Лишь к 20 столетию происходит технологическое выравнивание культур на всех континентах. В некотором смысле здесь напрашивается определенная аналогия с завершением первого цикла: тогда также имело место глобальное выравнивание технологического облика культур в эпоху позднего палеолита на всей суше планеты. Мы переходим к необычайно важному третьему циклу.
А.Г. У вас наверняка должны быть догадки, почему сначала последовала неолитическая революция, потом – распространение металла, и затем – всплеск 1500 года. И наверняка, действительное «выравнивание» цивилизаций станет реальностью третьего цикла. Мне кажется, что этот процесс уже начался. Но в чем же причина таких неравномерных скачков и резких торможений?
Е.Ч. Точный ответ мне неизвестен. К примеру, я полагаю, что поведенческая суть культуры (или культур) во многом гнездится в ее внутреннем состоянии и ее настрое. Ведь культура и ее нормы, по существу, представляют собой сложную систему запретов. В громадном числе случаев именно запреты конструируют жесткую сетку разрешенных деяний, при этом опираясь чаще всего на священные заветы предков. Диссиденты культуры должны уйти из нее, покинуть «alma mater» чтобы самореализоваться. Тогда и появляется возможность реального прогресса. Ведь нынешнюю Америку в 18-19 вв. создавали европейские диссиденты. Может быть, такие же малоазийские диссиденты IX-VI тыс. до н.э., устремившись на Балканы, стали там творцами металлургической революции V тыс. до н.э…

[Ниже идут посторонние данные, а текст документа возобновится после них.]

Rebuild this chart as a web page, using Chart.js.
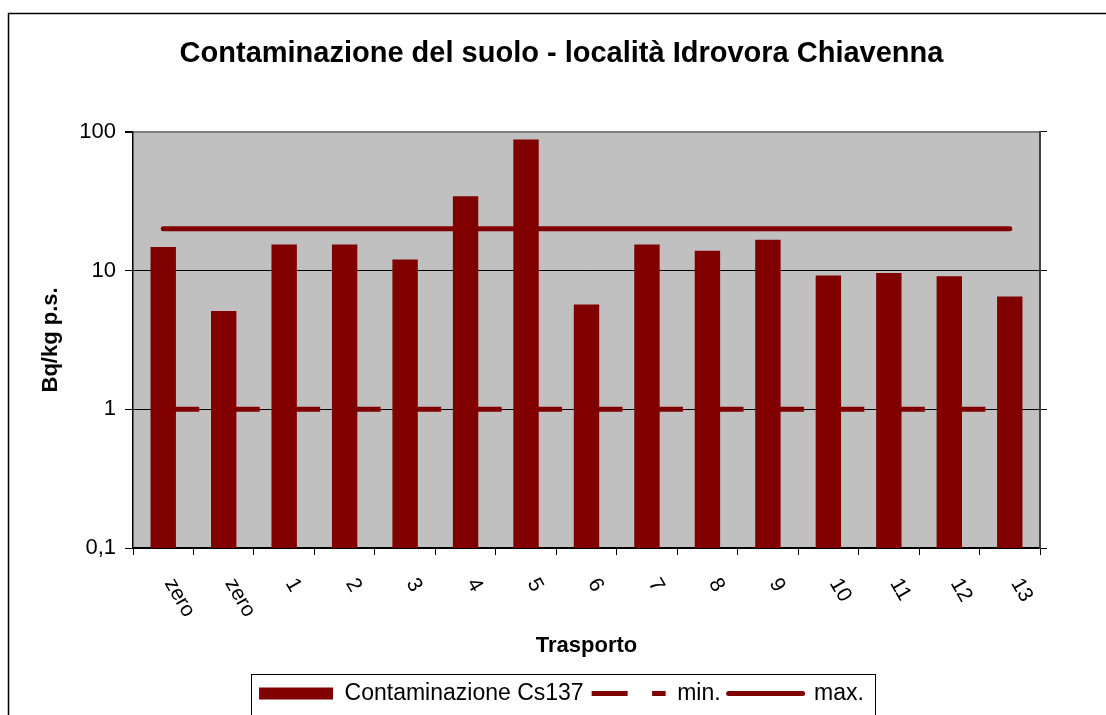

А.Г. Наконец, еще один вопрос, связанный с курьезами, которые наблюдаются в последнее время на исторической ниве. Я имею в виду в первую очередь господ Фоменко и Носовского. Имея, скажем так, технологию развитую, дендрохронологию, радиоуглеродный метод, который совершенствуется день ото дня, как они умудряются вклинить свои мысли сюда?
Е.Ч. Вы знаете, мы сейчас живем в такое время, когда в обществе царит спрос на новые мифы. Спрос порождает массу предложений. Если анализировать нынешнюю литературу, то совершенно очевидно, что нас буквально захлестывает псевдонаука, лженаука. Ее творения до невозможности карикатурны, и спорить с ними невозможно, неприлично, что ли. С Фоменко, однако, мы спорили. В одном из последних номеров «Вестника Академии наук» вышла наша статья по поводу его попытки полностью передатировать древний Новгород с его удивительной по фундаментальности хронологией. Аргументация оппонентов выглядела уже совсем смешной. Я предложил, к примеру, Фоменко опровергнуть 2 миллиона замеров дендроколец. И редколлегия «Вестника» решила на этом всякий диспут прекратить, невзирая на академические титулы оппонента. Ведь кроме всего, он может сказать и такое: ну кто из нормальных людей может поверить в радиоуглеродный метод? Как же в таком случае вести дискуссию? А люди покупают их бесчисленные книги, потому что они жаждут чего-то такого особенного, невозможного, чего-то связанного с какими-то потусторонними ирреальными вещами.